The Court of Appeals decision explains that the district court is authorized to impose a variance based on relevant conduct and that in this case, an extra 12 months was added for the unpaid taxes on the food Bolton stole from the Forrest County Sheriff’s Office Detention Center for use at his Sports 22 restaurant and catering business.  The food thefts were admitted in pre-sentencing reports and supported by witness statements, the court said; furthermore, there is a need to deter future criminal conduct.  The court also points out that the conduct was not established as untrue, inaccurate or unreliable.

“ʻ…[C]ontrary to Charles’s assertion, the record reveals that the district court explained that it was imposing the upward variance because, among other reasons, “[t]here was a culture of corruption in the Forrest County Jail, and [Charles] knew it and . . . allowed it to go on.” For these reasons, Charles has failed to show that the district court plainly erred in imposing his sentence….’”

Linda Bolton claimed that the length of her sentence was not appropriate for the level of her involvement and that the district court did not consider her age, the minimal odds that she would become a repeat offender, and other relevant factors. However, the court of appeals described her argument as “misplaced” and noted that her sentence falls within federal sentencing guidelines.
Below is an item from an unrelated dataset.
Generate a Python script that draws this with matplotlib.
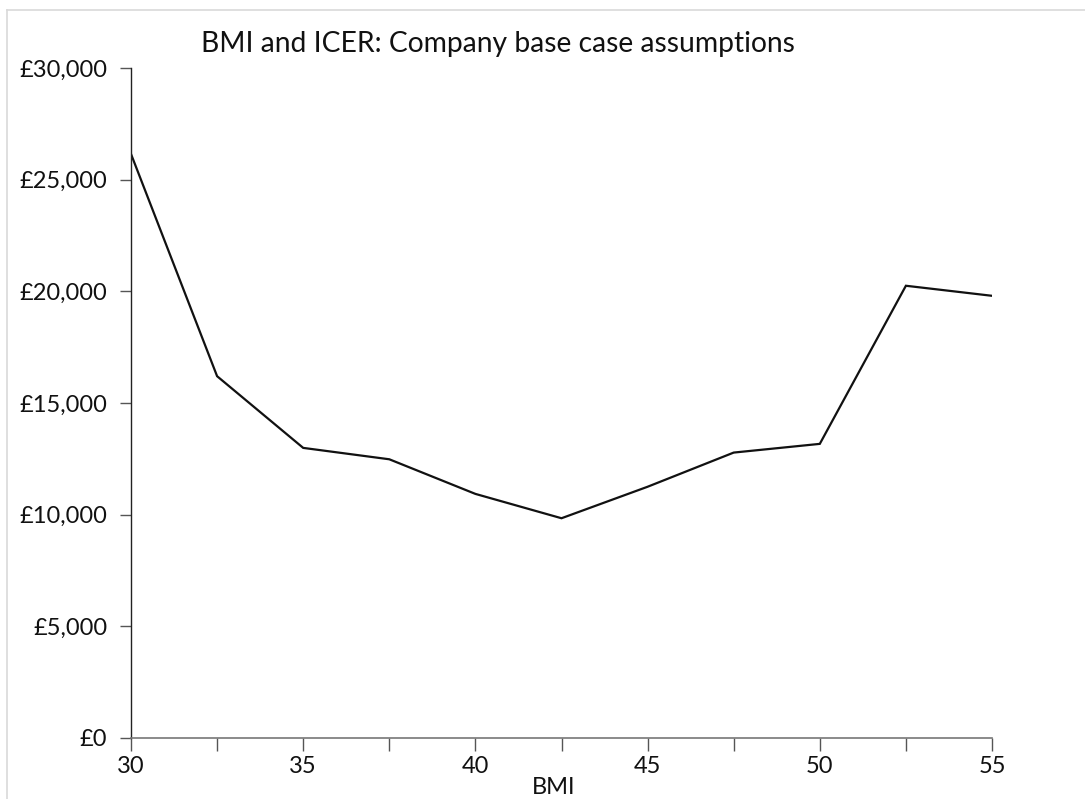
import matplotlib
matplotlib.use("Agg")
import matplotlib.pyplot as plt
from matplotlib.ticker import FuncFormatter, MultipleLocator
from matplotlib.lines import Line2D

# BMI values and the corresponding ICER (GBP per QALY)
bmi = [30, 32.5, 35, 37.5, 40, 42.5, 45, 47.5, 50, 52.5, 55]
icer = [26150, 16200, 12990, 12480, 10930, 9840, 11250, 12780, 13170, 20250, 19800]

x_ticks = [30, 35, 40, 45, 50, 55]
y_ticks = [0, 5000, 10000, 15000, 20000, 25000, 30000]

title = "BMI and ICER: Company base case assumptions"
x_label = "BMI"

plt.rcParams["font.family"] = ["Lato", "DejaVu Sans"]

W, H = 1085, 799
fig = plt.figure(figsize=(W / 100, H / 100), dpi=100)
ax = fig.add_axes([131 / W, 1 - 738 / H, (992 - 131) / W, (738 - 68) / H])

ax.plot(bmi, icer, color="#111111", lw=1.6, solid_joinstyle="miter")

ax.set_xlim(30, 55)
ax.set_ylim(0, 30000)
ax.set_xticks(x_ticks)
ax.xaxis.set_minor_locator(MultipleLocator(2.5))
ax.set_yticks(y_ticks)
ax.yaxis.set_major_formatter(FuncFormatter(lambda v, p: "£{:,.0f}".format(v)))

for s in ("top", "right"):
    ax.spines[s].set_visible(False)
ax.spines["left"].set_color("#222222")
ax.spines["left"].set_linewidth(1.0)
ax.spines["bottom"].set_color("#777777")
ax.spines["bottom"].set_linewidth(1.2)

ax.tick_params(axis="x", which="both", direction="out", length=9, width=1.0,
               color="#555555", labelsize=17, pad=4, labelcolor="#111111")
ax.tick_params(axis="y", direction="out", length=8, width=1.0,
               color="#555555", labelsize=17, pad=9, labelcolor="#111111")

fig.text(498 / W, 1 - 44 / H, title, ha="center", va="center",
         fontsize=20.3, color="#111111")
fig.text(554 / W, 1 - 787 / H, x_label, ha="center", va="center",
         fontsize=17, color="#111111")

# thin grey frame around the chart area
frame_kw = dict(color="#d9d9d9", lw=1.2, transform=fig.transFigure)
fig.add_artist(Line2D([7 / W, 7 / W], [0, 1 - 10 / H], **frame_kw))
fig.add_artist(Line2D([7 / W, 1], [1 - 10 / H, 1 - 10 / H], **frame_kw))

fig.savefig("out.png", dpi=100, facecolor="white")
In appealing, the Boltons filed a number of other arguments, each considered by the court and found to be without merit.  They claimed:

  • The indictment was insufficient.
  • There was not enough evidence to support their convictions.
  • At least one Brady violation (suppression of material) occurred.
  • Their Confrontation Clause rights (guarantee of an opportunity to cross-examine) were violated.
  • The government engaged in prosecutorial misconduct during the trial.
  • Mistakes were made when jury instructions were given.
  • Mistakes were made when the Boltons were sentenced.
  • Charles Bolton was denied his choice of counsel or did not receive effective counsel.
  • The district court erred when it decided that Charles waived his attorney-client privilege.

Charles Bolton has been incarcerated in federal prison since May 3, 2017. His request for release pending appeal was denied by the district court.